Extracted records:
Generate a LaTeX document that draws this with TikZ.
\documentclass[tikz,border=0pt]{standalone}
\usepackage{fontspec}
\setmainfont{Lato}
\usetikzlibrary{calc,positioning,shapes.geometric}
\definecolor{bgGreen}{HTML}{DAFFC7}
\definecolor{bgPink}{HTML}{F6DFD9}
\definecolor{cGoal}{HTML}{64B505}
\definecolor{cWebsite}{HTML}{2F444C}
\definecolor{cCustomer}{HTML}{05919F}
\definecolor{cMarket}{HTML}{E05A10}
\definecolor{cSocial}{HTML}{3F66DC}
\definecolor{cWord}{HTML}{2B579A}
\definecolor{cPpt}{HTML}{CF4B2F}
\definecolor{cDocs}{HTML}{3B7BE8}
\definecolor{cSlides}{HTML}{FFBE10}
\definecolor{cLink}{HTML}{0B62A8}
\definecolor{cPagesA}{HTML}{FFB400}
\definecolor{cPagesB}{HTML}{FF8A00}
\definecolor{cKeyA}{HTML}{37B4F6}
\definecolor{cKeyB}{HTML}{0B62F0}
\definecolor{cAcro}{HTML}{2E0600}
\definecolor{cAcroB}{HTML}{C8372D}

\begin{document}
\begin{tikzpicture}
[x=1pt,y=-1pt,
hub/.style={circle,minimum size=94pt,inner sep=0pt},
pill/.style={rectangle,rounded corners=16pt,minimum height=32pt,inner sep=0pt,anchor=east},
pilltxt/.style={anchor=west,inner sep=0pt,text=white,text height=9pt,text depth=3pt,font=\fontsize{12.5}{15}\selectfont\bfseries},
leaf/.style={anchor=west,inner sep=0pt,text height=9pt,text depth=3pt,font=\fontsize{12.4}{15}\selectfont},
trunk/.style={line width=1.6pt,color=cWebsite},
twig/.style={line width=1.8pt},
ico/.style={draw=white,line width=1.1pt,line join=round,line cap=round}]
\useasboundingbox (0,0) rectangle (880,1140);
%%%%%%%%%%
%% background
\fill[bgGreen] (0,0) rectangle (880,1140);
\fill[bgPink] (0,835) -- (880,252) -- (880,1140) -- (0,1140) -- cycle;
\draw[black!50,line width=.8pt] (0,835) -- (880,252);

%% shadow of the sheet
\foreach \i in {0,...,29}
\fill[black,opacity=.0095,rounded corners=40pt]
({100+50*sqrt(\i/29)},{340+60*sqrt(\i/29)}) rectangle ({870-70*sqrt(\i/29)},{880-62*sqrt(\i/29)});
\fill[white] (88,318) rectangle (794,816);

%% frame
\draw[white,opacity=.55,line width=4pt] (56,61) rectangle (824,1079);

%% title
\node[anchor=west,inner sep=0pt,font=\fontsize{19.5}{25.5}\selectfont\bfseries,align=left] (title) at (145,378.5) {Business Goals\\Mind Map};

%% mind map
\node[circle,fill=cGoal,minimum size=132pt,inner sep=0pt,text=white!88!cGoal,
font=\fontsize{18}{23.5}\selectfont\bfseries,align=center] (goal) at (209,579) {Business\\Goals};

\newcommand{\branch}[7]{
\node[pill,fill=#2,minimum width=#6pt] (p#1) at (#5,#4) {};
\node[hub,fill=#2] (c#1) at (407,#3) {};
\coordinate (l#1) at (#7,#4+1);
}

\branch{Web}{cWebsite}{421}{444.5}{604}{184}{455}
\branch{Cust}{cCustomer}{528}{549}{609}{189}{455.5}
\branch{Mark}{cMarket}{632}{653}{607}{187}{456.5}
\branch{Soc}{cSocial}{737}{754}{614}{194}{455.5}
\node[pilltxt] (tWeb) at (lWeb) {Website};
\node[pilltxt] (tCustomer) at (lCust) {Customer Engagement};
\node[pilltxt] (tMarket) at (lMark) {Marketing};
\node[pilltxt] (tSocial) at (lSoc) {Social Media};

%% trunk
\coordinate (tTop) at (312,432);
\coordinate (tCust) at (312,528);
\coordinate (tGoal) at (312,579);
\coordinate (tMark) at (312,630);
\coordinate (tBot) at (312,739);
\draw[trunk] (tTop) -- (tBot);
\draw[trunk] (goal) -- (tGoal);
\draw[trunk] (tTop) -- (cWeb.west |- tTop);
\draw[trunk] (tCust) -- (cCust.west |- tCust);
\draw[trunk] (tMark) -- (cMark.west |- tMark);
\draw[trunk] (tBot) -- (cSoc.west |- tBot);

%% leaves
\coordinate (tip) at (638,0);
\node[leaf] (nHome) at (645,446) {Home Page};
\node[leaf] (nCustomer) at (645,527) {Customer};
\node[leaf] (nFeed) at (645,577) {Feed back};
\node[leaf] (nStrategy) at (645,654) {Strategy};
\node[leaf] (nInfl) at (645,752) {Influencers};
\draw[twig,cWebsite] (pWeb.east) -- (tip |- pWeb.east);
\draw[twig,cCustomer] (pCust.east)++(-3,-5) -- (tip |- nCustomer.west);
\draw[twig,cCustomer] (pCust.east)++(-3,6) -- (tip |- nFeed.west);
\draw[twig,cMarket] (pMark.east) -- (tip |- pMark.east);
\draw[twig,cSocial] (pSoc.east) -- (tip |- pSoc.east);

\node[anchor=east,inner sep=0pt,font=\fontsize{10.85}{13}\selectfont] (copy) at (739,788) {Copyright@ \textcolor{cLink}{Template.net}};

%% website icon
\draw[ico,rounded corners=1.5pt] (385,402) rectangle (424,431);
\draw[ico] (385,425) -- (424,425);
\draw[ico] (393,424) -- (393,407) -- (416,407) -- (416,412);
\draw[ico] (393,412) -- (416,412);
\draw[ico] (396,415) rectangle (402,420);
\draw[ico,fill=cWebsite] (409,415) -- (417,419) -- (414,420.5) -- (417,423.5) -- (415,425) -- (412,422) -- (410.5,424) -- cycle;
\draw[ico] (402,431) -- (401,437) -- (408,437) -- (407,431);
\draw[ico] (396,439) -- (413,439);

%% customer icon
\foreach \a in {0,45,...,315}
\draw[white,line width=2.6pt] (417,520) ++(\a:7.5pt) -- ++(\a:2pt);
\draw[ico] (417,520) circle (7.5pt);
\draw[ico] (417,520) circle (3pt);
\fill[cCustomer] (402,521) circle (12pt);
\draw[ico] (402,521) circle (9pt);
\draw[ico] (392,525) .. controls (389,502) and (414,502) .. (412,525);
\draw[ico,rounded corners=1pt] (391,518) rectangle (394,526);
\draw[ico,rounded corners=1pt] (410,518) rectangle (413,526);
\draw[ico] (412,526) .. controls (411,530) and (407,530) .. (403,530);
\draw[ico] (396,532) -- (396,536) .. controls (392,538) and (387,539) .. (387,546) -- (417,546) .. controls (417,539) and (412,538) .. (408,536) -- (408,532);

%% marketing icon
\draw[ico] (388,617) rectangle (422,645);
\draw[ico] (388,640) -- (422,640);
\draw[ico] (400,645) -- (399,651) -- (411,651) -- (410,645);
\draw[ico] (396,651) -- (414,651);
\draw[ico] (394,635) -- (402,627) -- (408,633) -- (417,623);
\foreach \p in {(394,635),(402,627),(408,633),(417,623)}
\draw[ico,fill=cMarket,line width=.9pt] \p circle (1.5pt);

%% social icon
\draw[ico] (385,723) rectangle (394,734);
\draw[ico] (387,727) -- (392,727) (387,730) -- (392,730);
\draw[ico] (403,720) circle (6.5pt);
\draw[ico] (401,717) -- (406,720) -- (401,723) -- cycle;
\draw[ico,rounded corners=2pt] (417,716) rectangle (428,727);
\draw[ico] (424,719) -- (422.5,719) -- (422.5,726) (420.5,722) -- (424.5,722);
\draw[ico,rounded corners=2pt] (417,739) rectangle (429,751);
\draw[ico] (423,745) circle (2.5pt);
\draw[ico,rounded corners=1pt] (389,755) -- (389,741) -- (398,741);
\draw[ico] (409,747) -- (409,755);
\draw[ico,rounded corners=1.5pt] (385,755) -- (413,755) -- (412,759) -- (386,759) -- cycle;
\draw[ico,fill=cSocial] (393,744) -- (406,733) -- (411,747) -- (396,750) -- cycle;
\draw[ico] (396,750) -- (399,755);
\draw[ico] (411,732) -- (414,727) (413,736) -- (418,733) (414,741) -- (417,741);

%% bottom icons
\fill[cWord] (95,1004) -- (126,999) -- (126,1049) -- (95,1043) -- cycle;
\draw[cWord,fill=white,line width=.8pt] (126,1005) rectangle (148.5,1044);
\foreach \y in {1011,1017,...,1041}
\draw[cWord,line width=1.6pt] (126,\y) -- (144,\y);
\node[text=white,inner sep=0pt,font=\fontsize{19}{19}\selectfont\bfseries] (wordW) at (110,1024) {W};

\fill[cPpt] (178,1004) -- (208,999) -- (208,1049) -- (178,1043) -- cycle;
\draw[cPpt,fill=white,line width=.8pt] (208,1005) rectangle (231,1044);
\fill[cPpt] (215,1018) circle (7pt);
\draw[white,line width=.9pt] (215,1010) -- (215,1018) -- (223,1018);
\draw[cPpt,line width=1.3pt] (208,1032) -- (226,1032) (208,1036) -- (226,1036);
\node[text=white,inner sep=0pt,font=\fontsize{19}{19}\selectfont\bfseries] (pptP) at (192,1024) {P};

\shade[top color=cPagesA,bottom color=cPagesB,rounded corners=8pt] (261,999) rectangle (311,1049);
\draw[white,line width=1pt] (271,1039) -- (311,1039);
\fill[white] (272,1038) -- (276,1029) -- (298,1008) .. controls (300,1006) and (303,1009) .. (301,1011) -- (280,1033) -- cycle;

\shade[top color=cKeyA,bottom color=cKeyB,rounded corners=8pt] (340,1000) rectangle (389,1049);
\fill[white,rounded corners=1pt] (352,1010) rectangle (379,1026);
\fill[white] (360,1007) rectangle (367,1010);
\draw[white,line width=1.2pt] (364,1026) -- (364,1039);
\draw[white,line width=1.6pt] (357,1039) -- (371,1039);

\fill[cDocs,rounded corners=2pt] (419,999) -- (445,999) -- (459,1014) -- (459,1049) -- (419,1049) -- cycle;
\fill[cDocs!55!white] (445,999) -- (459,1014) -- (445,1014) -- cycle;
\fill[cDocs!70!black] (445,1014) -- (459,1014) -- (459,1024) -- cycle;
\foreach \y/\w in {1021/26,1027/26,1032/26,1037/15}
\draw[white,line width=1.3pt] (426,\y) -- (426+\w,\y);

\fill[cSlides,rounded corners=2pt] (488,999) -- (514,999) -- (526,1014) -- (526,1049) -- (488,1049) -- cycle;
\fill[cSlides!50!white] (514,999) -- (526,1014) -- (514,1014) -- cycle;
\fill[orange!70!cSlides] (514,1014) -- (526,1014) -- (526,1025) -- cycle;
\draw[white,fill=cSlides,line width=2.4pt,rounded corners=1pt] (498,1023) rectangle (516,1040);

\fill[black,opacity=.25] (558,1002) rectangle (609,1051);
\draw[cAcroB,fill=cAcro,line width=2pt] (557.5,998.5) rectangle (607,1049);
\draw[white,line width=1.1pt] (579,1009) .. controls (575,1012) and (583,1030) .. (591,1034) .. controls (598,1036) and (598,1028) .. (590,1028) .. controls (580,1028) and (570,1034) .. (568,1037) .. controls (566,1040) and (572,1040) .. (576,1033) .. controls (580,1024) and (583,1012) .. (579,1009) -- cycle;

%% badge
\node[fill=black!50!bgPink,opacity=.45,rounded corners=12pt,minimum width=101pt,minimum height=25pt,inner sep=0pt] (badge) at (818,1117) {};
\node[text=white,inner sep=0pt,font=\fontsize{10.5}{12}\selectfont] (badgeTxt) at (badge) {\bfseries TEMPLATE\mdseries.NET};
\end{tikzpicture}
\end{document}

==

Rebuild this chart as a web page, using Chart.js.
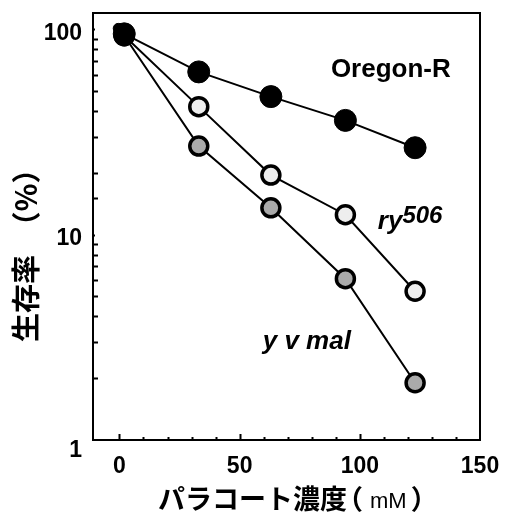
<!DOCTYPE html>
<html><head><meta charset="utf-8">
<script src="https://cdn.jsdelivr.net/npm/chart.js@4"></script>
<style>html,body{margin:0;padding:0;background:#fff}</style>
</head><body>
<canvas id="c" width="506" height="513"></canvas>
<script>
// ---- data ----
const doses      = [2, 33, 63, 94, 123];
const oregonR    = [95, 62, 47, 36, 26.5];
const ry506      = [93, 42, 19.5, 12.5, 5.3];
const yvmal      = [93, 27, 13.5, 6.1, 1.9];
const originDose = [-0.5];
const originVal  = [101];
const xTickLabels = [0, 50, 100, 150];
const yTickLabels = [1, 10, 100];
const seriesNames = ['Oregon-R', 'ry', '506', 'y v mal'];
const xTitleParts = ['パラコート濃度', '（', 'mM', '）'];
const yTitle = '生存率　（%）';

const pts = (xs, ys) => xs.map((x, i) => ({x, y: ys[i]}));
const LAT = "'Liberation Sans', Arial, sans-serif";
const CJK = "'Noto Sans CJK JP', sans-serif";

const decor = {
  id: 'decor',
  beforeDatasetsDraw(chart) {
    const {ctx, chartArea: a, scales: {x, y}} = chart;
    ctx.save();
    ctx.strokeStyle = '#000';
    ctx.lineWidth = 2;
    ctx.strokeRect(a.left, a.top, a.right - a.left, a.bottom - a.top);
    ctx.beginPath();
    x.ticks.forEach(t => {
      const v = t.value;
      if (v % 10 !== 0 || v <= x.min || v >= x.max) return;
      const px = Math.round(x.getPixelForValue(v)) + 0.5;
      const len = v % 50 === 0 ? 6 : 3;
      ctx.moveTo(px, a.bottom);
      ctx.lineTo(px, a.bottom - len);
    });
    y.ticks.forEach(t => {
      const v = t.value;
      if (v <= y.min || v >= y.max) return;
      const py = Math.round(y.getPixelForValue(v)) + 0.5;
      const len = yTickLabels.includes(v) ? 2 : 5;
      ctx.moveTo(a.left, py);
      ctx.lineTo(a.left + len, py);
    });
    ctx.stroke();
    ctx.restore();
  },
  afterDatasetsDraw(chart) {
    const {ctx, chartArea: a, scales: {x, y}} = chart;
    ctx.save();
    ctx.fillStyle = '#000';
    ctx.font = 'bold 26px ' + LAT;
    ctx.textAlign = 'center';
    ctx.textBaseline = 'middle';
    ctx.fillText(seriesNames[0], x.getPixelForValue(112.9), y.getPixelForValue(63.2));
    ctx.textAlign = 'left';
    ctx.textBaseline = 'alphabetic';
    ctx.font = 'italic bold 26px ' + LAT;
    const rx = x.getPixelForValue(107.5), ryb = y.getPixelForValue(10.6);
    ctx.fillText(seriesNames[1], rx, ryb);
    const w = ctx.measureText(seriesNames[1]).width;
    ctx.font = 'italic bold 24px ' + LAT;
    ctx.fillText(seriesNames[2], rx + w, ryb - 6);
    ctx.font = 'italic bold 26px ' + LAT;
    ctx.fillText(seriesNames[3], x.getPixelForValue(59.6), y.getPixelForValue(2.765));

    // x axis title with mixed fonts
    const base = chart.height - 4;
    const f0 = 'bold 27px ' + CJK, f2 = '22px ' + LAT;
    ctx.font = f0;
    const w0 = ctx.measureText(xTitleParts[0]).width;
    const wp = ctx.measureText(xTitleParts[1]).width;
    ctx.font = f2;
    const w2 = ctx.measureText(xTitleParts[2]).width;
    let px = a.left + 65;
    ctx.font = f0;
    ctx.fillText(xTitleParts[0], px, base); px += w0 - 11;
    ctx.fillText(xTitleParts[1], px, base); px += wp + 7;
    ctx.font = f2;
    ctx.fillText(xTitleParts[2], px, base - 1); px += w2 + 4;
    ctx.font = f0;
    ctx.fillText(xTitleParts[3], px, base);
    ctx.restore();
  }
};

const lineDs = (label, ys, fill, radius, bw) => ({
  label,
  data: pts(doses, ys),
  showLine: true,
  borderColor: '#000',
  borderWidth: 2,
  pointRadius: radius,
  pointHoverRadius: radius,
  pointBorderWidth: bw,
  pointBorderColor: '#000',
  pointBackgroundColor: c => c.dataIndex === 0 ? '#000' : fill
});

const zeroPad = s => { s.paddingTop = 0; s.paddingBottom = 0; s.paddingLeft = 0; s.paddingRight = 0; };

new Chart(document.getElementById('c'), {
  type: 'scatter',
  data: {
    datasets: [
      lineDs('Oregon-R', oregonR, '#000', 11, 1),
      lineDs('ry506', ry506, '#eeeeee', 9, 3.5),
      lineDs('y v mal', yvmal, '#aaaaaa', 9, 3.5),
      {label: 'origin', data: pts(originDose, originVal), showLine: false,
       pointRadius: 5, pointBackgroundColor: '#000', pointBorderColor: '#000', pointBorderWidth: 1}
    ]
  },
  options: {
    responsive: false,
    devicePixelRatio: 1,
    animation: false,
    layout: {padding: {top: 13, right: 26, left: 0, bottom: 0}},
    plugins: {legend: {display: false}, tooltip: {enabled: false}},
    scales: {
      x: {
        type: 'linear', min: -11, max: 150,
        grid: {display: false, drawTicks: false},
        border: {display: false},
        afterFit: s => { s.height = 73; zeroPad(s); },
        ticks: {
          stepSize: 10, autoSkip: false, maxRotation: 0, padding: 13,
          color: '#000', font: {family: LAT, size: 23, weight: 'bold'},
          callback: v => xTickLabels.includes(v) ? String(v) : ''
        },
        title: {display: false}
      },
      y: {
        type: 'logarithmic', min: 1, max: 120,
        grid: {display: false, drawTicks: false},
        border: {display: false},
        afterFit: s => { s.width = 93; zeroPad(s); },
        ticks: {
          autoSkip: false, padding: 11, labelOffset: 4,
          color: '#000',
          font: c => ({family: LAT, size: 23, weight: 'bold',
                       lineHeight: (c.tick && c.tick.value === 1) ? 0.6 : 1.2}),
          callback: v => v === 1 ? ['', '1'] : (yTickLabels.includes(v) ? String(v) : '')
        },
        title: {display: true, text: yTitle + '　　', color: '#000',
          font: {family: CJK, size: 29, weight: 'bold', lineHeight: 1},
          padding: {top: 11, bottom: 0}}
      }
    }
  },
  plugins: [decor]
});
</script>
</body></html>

-- YOUR INSTRUCTIONS --
The first line to copy holds "Rebuild this chart", and the last holds "const yTitle = '生存率　（%）';". Copy them and the lines between exactly, leaving out pictures.

-- TASK RESPONSE --
Rebuild this chart as a web page, using Chart.js.
<!DOCTYPE html>
<html><head><meta charset="utf-8">
<script src="https://cdn.jsdelivr.net/npm/chart.js@4"></script>
<style>html,body{margin:0;padding:0;background:#fff}</style>
</head><body>
<canvas id="c" width="506" height="513"></canvas>
<script>
// ---- data ----
const doses      = [2, 33, 63, 94, 123];
const oregonR    = [95, 62, 47, 36, 26.5];
const ry506      = [93, 42, 19.5, 12.5, 5.3];
const yvmal      = [93, 27, 13.5, 6.1, 1.9];
const originDose = [-0.5];
const originVal  = [101];
const xTickLabels = [0, 50, 100, 150];
const yTickLabels = [1, 10, 100];
const seriesNames = ['Oregon-R', 'ry', '506', 'y v mal'];
const xTitleParts = ['パラコート濃度', '（', 'mM', '）'];
const yTitle = '生存率　（%）';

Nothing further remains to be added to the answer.